— Start of SOURCE DATA —

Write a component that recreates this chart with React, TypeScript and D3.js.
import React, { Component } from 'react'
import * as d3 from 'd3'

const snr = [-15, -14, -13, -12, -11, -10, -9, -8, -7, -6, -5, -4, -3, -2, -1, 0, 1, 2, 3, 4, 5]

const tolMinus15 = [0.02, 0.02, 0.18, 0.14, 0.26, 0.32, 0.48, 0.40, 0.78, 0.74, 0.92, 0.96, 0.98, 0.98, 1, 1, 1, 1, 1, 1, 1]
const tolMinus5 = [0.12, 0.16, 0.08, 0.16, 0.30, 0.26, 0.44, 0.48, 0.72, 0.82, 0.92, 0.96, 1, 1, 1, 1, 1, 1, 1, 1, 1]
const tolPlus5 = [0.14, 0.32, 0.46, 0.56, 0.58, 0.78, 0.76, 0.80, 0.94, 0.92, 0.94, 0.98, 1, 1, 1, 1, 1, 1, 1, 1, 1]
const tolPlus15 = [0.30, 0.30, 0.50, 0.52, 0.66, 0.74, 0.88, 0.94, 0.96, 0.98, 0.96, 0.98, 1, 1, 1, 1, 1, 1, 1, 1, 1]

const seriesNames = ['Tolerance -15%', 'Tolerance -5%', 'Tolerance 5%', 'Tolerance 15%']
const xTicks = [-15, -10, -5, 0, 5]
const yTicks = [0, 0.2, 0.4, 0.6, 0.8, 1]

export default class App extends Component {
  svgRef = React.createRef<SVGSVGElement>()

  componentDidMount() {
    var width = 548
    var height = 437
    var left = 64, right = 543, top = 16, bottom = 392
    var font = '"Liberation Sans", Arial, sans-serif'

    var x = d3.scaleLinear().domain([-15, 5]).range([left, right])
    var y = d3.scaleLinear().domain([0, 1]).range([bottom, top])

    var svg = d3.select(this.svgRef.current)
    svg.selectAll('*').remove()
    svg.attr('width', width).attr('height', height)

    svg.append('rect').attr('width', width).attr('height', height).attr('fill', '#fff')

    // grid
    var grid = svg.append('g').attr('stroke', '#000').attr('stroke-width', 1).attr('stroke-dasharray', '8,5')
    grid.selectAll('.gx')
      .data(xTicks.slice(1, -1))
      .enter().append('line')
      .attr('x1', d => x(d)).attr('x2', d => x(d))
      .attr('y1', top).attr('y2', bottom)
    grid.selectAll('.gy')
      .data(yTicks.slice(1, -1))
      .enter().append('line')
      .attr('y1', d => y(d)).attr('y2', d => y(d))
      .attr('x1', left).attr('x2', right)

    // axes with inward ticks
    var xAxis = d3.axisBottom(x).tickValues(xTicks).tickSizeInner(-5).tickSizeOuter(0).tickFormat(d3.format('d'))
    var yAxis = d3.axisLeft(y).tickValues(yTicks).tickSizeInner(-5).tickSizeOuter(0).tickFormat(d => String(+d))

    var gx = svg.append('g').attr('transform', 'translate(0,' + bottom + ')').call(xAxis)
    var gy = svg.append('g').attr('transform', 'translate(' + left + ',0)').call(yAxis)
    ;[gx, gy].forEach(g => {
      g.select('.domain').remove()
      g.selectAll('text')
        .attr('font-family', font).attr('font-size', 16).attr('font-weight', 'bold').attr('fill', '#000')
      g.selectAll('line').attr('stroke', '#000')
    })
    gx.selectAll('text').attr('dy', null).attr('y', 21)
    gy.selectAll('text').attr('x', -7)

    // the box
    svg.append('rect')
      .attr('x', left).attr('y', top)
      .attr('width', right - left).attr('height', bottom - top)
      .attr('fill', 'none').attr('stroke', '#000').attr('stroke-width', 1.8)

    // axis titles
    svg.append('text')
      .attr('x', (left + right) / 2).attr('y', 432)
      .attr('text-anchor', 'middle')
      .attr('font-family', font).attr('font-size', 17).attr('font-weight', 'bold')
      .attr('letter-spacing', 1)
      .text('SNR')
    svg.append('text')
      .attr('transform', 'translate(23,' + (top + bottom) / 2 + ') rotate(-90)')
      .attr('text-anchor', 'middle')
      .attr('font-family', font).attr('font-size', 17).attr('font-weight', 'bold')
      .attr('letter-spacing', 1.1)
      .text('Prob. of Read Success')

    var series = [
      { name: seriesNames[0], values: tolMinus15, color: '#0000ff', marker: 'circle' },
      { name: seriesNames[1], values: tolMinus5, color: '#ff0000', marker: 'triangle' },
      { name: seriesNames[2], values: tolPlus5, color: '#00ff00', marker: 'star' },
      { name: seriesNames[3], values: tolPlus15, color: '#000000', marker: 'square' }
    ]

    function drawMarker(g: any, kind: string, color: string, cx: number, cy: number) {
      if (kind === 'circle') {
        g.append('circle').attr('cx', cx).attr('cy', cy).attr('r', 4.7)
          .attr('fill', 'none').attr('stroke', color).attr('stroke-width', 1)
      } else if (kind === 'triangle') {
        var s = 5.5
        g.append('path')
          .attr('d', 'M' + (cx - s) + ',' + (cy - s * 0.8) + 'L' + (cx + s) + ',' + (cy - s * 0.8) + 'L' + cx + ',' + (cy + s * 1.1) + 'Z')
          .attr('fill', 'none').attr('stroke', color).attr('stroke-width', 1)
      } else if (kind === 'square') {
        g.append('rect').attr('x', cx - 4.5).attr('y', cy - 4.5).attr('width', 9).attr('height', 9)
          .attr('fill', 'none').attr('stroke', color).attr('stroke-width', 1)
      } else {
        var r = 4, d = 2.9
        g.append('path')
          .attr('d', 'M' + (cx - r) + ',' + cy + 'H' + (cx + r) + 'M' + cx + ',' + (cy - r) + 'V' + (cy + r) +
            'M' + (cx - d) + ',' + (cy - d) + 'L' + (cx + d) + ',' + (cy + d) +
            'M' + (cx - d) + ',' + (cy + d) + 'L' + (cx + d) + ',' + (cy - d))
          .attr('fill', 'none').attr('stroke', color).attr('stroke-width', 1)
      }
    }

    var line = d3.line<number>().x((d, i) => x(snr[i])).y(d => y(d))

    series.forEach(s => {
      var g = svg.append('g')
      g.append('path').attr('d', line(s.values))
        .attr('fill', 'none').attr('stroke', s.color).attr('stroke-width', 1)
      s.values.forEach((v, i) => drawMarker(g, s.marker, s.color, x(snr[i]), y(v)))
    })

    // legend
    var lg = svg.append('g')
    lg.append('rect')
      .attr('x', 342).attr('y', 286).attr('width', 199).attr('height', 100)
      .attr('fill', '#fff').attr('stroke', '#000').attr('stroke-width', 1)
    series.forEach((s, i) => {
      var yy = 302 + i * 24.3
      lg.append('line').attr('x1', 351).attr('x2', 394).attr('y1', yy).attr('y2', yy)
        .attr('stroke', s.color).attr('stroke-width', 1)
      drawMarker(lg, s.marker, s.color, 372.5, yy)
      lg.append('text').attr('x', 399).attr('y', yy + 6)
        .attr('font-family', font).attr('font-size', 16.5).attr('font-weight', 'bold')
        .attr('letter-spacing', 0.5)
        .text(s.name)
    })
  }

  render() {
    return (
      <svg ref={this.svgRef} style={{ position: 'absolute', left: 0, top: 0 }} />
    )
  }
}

— End of SOURCE DATA —

EXERCISE DETAILS: Produce an exact copy of the whole listing.

IN RESPONSE:
Write a component that recreates this chart with React, TypeScript and D3.js.
import React, { Component } from 'react'
import * as d3 from 'd3'

const snr = [-15, -14, -13, -12, -11, -10, -9, -8, -7, -6, -5, -4, -3, -2, -1, 0, 1, 2, 3, 4, 5]

const tolMinus15 = [0.02, 0.02, 0.18, 0.14, 0.26, 0.32, 0.48, 0.40, 0.78, 0.74, 0.92, 0.96, 0.98, 0.98, 1, 1, 1, 1, 1, 1, 1]
const tolMinus5 = [0.12, 0.16, 0.08, 0.16, 0.30, 0.26, 0.44, 0.48, 0.72, 0.82, 0.92, 0.96, 1, 1, 1, 1, 1, 1, 1, 1, 1]
const tolPlus5 = [0.14, 0.32, 0.46, 0.56, 0.58, 0.78, 0.76, 0.80, 0.94, 0.92, 0.94, 0.98, 1, 1, 1, 1, 1, 1, 1, 1, 1]
const tolPlus15 = [0.30, 0.30, 0.50, 0.52, 0.66, 0.74, 0.88, 0.94, 0.96, 0.98, 0.96, 0.98, 1, 1, 1, 1, 1, 1, 1, 1, 1]

const seriesNames = ['Tolerance -15%', 'Tolerance -5%', 'Tolerance 5%', 'Tolerance 15%']
const xTicks = [-15, -10, -5, 0, 5]
const yTicks = [0, 0.2, 0.4, 0.6, 0.8, 1]

export default class App extends Component {
  svgRef = React.createRef<SVGSVGElement>()

  componentDidMount() {
    var width = 548
    var height = 437
    var left = 64, right = 543, top = 16, bottom = 392
    var font = '"Liberation Sans", Arial, sans-serif'

    var x = d3.scaleLinear().domain([-15, 5]).range([left, right])
    var y = d3.scaleLinear().domain([0, 1]).range([bottom, top])

    var svg = d3.select(this.svgRef.current)
    svg.selectAll('*').remove()
    svg.attr('width', width).attr('height', height)

    svg.append('rect').attr('width', width).attr('height', height).attr('fill', '#fff')

    // grid
    var grid = svg.append('g').attr('stroke', '#000').attr('stroke-width', 1).attr('stroke-dasharray', '8,5')
    grid.selectAll('.gx')
      .data(xTicks.slice(1, -1))
      .enter().append('line')
      .attr('x1', d => x(d)).attr('x2', d => x(d))
      .attr('y1', top).attr('y2', bottom)
    grid.selectAll('.gy')
      .data(yTicks.slice(1, -1))
      .enter().append('line')
      .attr('y1', d => y(d)).attr('y2', d => y(d))
      .attr('x1', left).attr('x2', right)

    // axes with inward ticks
    var xAxis = d3.axisBottom(x).tickValues(xTicks).tickSizeInner(-5).tickSizeOuter(0).tickFormat(d3.format('d'))
    var yAxis = d3.axisLeft(y).tickValues(yTicks).tickSizeInner(-5).tickSizeOuter(0).tickFormat(d => String(+d))

    var gx = svg.append('g').attr('transform', 'translate(0,' + bottom + ')').call(xAxis)
    var gy = svg.append('g').attr('transform', 'translate(' + left + ',0)').call(yAxis)
    ;[gx, gy].forEach(g => {
      g.select('.domain').remove()
      g.selectAll('text')
        .attr('font-family', font).attr('font-size', 16).attr('font-weight', 'bold').attr('fill', '#000')
      g.selectAll('line').attr('stroke', '#000')
    })
    gx.selectAll('text').attr('dy', null).attr('y', 21)
    gy.selectAll('text').attr('x', -7)

    // the box
    svg.append('rect')
      .attr('x', left).attr('y', top)
      .attr('width', right - left).attr('height', bottom - top)
      .attr('fill', 'none').attr('stroke', '#000').attr('stroke-width', 1.8)

    // axis titles
    svg.append('text')
      .attr('x', (left + right) / 2).attr('y', 432)
      .attr('text-anchor', 'middle')
      .attr('font-family', font).attr('font-size', 17).attr('font-weight', 'bold')
      .attr('letter-spacing', 1)
      .text('SNR')
    svg.append('text')
      .attr('transform', 'translate(23,' + (top + bottom) / 2 + ') rotate(-90)')
      .attr('text-anchor', 'middle')
      .attr('font-family', font).attr('font-size', 17).attr('font-weight', 'bold')
      .attr('letter-spacing', 1.1)
      .text('Prob. of Read Success')

    var series = [
      { name: seriesNames[0], values: tolMinus15, color: '#0000ff', marker: 'circle' },
      { name: seriesNames[1], values: tolMinus5, color: '#ff0000', marker: 'triangle' },
      { name: seriesNames[2], values: tolPlus5, color: '#00ff00', marker: 'star' },
      { name: seriesNames[3], values: tolPlus15, color: '#000000', marker: 'square' }
    ]

    function drawMarker(g: any, kind: string, color: string, cx: number, cy: number) {
      if (kind === 'circle') {
        g.append('circle').attr('cx', cx).attr('cy', cy).attr('r', 4.7)
          .attr('fill', 'none').attr('stroke', color).attr('stroke-width', 1)
      } else if (kind === 'triangle') {
        var s = 5.5
        g.append('path')
          .attr('d', 'M' + (cx - s) + ',' + (cy - s * 0.8) + 'L' + (cx + s) + ',' + (cy - s * 0.8) + 'L' + cx + ',' + (cy + s * 1.1) + 'Z')
          .attr('fill', 'none').attr('stroke', color).attr('stroke-width', 1)
      } else if (kind === 'square') {
        g.append('rect').attr('x', cx - 4.5).attr('y', cy - 4.5).attr('width', 9).attr('height', 9)
          .attr('fill', 'none').attr('stroke', color).attr('stroke-width', 1)
      } else {
        var r = 4, d = 2.9
        g.append('path')
          .attr('d', 'M' + (cx - r) + ',' + cy + 'H' + (cx + r) + 'M' + cx + ',' + (cy - r) + 'V' + (cy + r) +
            'M' + (cx - d) + ',' + (cy - d) + 'L' + (cx + d) + ',' + (cy + d) +
            'M' + (cx - d) + ',' + (cy + d) + 'L' + (cx + d) + ',' + (cy - d))
          .attr('fill', 'none').attr('stroke', color).attr('stroke-width', 1)
      }
    }

    var line = d3.line<number>().x((d, i) => x(snr[i])).y(d => y(d))

    series.forEach(s => {
      var g = svg.append('g')
      g.append('path').attr('d', line(s.values))
        .attr('fill', 'none').attr('stroke', s.color).attr('stroke-width', 1)
      s.values.forEach((v, i) => drawMarker(g, s.marker, s.color, x(snr[i]), y(v)))
    })

    // legend
    var lg = svg.append('g')
    lg.append('rect')
      .attr('x', 342).attr('y', 286).attr('width', 199).attr('height', 100)
      .attr('fill', '#fff').attr('stroke', '#000').attr('stroke-width', 1)
    series.forEach((s, i) => {
      var yy = 302 + i * 24.3
      lg.append('line').attr('x1', 351).attr('x2', 394).attr('y1', yy).attr('y2', yy)
        .attr('stroke', s.color).attr('stroke-width', 1)
      drawMarker(lg, s.marker, s.color, 372.5, yy)
      lg.append('text').attr('x', 399).attr('y', yy + 6)
        .attr('font-family', font).attr('font-size', 16.5).attr('font-weight', 'bold')
        .attr('letter-spacing', 0.5)
        .text(s.name)
    })
  }

  render() {
    return (
      <svg ref={this.svgRef} style={{ position: 'absolute', left: 0, top: 0 }} />
    )
  }
}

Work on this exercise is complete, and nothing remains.